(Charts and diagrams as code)
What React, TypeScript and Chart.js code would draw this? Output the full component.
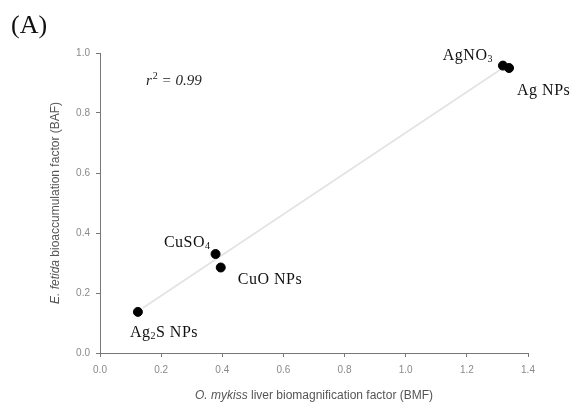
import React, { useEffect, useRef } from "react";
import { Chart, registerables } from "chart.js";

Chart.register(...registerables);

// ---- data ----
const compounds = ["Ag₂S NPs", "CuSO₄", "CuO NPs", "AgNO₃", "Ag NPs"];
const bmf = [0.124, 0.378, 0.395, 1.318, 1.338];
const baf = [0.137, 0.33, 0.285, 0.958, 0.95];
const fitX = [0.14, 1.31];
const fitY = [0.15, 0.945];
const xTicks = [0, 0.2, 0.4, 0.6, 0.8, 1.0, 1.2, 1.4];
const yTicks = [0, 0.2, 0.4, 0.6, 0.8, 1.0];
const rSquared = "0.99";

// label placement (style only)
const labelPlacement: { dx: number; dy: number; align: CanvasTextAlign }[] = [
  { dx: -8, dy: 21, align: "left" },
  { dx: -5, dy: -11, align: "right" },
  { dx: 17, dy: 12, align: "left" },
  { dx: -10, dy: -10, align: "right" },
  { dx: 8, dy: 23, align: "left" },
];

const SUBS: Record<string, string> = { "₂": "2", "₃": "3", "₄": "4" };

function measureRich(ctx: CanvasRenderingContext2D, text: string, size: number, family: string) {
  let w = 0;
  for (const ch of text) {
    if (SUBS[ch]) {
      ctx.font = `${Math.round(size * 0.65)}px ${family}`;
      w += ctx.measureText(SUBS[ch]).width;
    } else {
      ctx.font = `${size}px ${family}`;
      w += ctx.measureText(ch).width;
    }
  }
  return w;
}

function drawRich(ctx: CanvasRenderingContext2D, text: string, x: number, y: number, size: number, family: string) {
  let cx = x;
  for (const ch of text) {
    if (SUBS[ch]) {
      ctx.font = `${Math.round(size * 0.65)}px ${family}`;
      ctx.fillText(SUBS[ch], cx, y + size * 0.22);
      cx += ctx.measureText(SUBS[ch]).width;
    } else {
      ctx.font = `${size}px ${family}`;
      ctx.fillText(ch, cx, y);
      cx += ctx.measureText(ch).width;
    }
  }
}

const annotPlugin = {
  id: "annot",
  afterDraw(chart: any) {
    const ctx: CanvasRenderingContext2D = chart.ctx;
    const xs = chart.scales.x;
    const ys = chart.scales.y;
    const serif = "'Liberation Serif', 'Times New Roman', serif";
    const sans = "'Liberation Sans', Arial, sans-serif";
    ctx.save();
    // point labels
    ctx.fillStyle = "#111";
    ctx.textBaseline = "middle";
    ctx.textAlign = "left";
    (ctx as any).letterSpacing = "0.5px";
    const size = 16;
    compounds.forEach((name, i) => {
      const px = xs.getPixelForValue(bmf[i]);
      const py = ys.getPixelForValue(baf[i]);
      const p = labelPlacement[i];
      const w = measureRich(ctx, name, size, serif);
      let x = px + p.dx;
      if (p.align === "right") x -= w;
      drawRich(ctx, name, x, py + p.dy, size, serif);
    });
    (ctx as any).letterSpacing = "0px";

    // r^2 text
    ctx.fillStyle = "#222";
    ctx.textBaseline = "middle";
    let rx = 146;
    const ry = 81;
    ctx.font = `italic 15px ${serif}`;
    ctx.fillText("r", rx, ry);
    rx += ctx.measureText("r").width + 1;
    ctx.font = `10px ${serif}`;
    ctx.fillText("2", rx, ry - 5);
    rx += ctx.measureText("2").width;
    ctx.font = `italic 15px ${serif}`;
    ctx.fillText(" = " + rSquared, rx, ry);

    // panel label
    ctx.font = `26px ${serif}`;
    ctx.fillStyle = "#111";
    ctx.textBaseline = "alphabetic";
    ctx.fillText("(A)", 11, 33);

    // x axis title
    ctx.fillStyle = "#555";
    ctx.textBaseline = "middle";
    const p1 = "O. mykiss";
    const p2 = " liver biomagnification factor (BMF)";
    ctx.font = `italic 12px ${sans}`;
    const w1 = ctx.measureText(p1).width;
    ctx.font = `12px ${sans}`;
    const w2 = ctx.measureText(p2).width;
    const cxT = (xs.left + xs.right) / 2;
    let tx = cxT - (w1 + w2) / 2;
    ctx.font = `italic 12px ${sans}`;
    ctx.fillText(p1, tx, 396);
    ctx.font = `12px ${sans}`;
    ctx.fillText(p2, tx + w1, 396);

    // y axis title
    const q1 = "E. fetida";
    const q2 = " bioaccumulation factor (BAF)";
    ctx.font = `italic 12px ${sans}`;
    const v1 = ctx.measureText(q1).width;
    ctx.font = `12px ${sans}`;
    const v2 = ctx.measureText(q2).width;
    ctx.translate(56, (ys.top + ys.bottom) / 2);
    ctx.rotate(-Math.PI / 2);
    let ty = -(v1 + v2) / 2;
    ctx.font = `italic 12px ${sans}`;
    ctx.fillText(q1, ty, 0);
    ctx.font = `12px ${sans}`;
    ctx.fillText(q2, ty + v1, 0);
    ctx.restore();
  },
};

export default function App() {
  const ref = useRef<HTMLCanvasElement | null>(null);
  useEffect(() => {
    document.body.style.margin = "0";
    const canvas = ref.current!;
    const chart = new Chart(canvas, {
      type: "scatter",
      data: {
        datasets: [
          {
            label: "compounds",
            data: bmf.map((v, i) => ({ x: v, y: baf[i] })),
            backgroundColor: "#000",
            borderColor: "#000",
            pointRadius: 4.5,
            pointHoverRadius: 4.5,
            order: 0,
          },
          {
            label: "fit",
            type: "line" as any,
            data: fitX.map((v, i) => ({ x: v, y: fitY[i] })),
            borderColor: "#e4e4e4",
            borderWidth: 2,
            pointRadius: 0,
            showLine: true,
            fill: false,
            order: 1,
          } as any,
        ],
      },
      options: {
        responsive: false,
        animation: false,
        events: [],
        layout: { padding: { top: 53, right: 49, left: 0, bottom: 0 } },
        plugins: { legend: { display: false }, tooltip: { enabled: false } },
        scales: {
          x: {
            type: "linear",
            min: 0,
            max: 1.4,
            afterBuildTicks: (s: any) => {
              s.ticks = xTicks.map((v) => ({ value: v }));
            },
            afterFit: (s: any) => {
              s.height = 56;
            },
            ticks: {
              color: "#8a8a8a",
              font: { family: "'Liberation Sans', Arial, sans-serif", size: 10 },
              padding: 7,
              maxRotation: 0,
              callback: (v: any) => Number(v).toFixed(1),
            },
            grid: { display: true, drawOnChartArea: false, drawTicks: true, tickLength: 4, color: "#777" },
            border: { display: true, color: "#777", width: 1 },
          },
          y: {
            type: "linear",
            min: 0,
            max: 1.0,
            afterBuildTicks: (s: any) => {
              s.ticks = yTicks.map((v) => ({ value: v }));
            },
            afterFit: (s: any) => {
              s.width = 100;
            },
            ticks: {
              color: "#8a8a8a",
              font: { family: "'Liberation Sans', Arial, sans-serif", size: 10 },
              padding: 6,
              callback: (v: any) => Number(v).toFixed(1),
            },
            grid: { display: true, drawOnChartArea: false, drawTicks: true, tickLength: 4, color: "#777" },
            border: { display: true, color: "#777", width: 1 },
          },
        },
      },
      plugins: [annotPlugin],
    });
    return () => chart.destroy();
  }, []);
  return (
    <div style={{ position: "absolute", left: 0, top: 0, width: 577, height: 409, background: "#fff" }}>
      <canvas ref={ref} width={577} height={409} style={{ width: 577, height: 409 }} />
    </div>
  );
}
* * *
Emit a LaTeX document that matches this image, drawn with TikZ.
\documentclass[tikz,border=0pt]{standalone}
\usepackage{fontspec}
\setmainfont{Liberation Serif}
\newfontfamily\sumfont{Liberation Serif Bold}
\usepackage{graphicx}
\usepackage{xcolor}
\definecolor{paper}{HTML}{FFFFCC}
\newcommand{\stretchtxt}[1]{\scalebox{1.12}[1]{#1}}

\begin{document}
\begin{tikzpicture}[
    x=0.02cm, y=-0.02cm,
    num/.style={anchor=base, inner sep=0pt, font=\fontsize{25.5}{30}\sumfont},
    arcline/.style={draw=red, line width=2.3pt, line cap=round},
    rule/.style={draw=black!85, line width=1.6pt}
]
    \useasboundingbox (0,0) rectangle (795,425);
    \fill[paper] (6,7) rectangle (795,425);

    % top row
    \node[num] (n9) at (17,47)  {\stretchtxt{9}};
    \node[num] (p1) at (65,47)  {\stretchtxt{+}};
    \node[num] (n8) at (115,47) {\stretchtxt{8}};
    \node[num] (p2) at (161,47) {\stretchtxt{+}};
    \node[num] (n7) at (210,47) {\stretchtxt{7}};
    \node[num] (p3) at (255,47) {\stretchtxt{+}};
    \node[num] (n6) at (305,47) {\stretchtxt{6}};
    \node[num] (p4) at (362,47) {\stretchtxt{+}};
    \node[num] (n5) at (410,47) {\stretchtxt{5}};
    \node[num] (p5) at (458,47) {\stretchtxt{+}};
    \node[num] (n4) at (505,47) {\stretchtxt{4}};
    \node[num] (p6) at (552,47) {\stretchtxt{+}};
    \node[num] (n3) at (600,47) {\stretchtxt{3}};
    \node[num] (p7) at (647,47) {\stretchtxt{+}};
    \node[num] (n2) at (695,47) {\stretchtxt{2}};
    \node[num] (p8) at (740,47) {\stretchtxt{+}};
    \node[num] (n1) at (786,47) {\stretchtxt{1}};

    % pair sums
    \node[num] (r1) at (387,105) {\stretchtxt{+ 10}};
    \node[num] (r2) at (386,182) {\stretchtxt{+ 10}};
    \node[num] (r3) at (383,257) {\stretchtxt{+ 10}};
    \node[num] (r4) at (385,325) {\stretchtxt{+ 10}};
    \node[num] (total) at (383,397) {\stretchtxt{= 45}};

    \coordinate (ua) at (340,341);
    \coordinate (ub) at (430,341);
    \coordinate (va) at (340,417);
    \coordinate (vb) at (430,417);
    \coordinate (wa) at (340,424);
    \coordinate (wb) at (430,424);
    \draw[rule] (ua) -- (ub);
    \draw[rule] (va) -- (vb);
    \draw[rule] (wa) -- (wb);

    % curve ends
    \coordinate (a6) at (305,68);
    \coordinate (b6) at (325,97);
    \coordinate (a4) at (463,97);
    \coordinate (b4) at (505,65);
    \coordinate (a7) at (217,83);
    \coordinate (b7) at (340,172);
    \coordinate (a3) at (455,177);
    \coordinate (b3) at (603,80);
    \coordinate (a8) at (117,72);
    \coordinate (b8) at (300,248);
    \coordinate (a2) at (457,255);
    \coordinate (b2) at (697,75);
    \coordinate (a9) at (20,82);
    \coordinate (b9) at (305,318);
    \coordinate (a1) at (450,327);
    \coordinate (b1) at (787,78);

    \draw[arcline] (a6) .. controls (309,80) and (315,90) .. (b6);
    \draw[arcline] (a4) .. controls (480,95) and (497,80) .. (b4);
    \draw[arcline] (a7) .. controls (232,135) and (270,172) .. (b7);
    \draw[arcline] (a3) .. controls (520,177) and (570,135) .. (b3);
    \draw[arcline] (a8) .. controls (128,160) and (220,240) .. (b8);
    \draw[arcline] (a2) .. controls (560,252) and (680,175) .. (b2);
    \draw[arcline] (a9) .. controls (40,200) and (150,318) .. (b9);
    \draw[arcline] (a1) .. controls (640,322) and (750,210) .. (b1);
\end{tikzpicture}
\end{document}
---
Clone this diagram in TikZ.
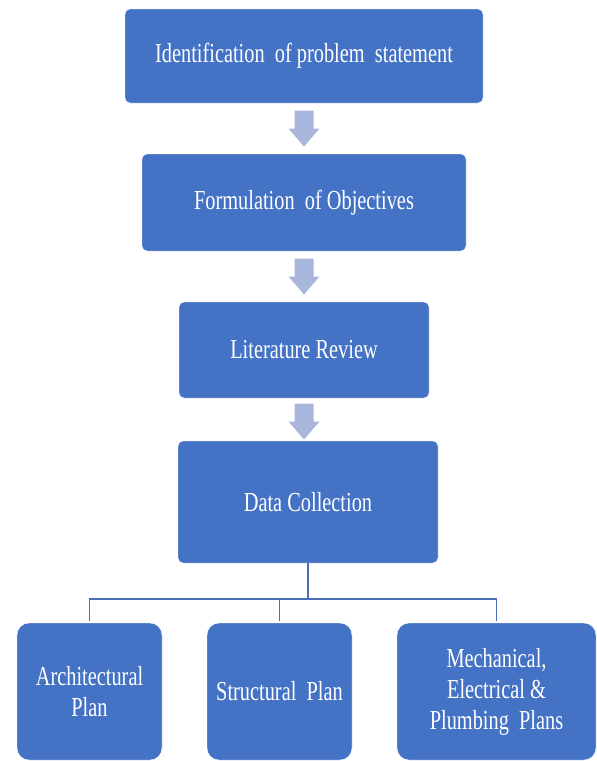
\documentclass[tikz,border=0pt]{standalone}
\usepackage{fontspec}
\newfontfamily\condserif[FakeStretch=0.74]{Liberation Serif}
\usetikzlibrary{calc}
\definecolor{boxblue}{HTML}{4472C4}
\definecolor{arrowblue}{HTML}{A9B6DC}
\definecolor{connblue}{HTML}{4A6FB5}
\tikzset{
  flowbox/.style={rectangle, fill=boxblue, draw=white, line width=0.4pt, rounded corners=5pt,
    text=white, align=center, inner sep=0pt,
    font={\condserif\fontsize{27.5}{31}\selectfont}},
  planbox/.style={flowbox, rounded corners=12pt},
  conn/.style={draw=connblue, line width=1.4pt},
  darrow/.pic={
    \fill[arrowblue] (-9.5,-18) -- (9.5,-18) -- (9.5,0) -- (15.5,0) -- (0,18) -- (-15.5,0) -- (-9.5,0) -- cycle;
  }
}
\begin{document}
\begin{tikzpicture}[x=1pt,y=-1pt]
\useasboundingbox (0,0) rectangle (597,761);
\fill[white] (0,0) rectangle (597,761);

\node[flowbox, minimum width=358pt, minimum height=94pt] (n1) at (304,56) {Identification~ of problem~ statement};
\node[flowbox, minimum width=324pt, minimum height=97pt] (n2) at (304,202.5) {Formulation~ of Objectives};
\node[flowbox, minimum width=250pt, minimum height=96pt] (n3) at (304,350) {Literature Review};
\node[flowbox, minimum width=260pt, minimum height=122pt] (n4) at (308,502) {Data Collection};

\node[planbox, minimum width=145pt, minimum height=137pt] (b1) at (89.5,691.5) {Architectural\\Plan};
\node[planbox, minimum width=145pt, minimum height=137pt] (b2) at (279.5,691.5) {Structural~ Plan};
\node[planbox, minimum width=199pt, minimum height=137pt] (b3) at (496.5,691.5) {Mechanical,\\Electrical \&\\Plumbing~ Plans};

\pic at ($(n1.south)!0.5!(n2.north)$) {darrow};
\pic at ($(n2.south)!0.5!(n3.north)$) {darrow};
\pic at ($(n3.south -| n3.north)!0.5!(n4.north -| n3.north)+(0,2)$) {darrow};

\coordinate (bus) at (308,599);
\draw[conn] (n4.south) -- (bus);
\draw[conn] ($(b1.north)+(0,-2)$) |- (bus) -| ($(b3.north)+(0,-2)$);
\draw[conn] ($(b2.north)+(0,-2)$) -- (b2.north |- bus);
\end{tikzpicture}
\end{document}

[TASK DESCRIPTION] Omit the pictures. Extract exactly the lines that begin with the one holding "What React, TypeScript" and end with the one holding "const SUBS: Record<string, string>", inclusive.

[FINAL ANSWER]
What React, TypeScript and Chart.js code would draw this? Output the full component.
import React, { useEffect, useRef } from "react";
import { Chart, registerables } from "chart.js";

Chart.register(...registerables);

// ---- data ----
const compounds = ["Ag₂S NPs", "CuSO₄", "CuO NPs", "AgNO₃", "Ag NPs"];
const bmf = [0.124, 0.378, 0.395, 1.318, 1.338];
const baf = [0.137, 0.33, 0.285, 0.958, 0.95];
const fitX = [0.14, 1.31];
const fitY = [0.15, 0.945];
const xTicks = [0, 0.2, 0.4, 0.6, 0.8, 1.0, 1.2, 1.4];
const yTicks = [0, 0.2, 0.4, 0.6, 0.8, 1.0];
const rSquared = "0.99";

// label placement (style only)
const labelPlacement: { dx: number; dy: number; align: CanvasTextAlign }[] = [
  { dx: -8, dy: 21, align: "left" },
  { dx: -5, dy: -11, align: "right" },
  { dx: 17, dy: 12, align: "left" },
  { dx: -10, dy: -10, align: "right" },
  { dx: 8, dy: 23, align: "left" },
];

const SUBS: Record<string, string> = { "₂": "2", "₃": "3", "₄": "4" };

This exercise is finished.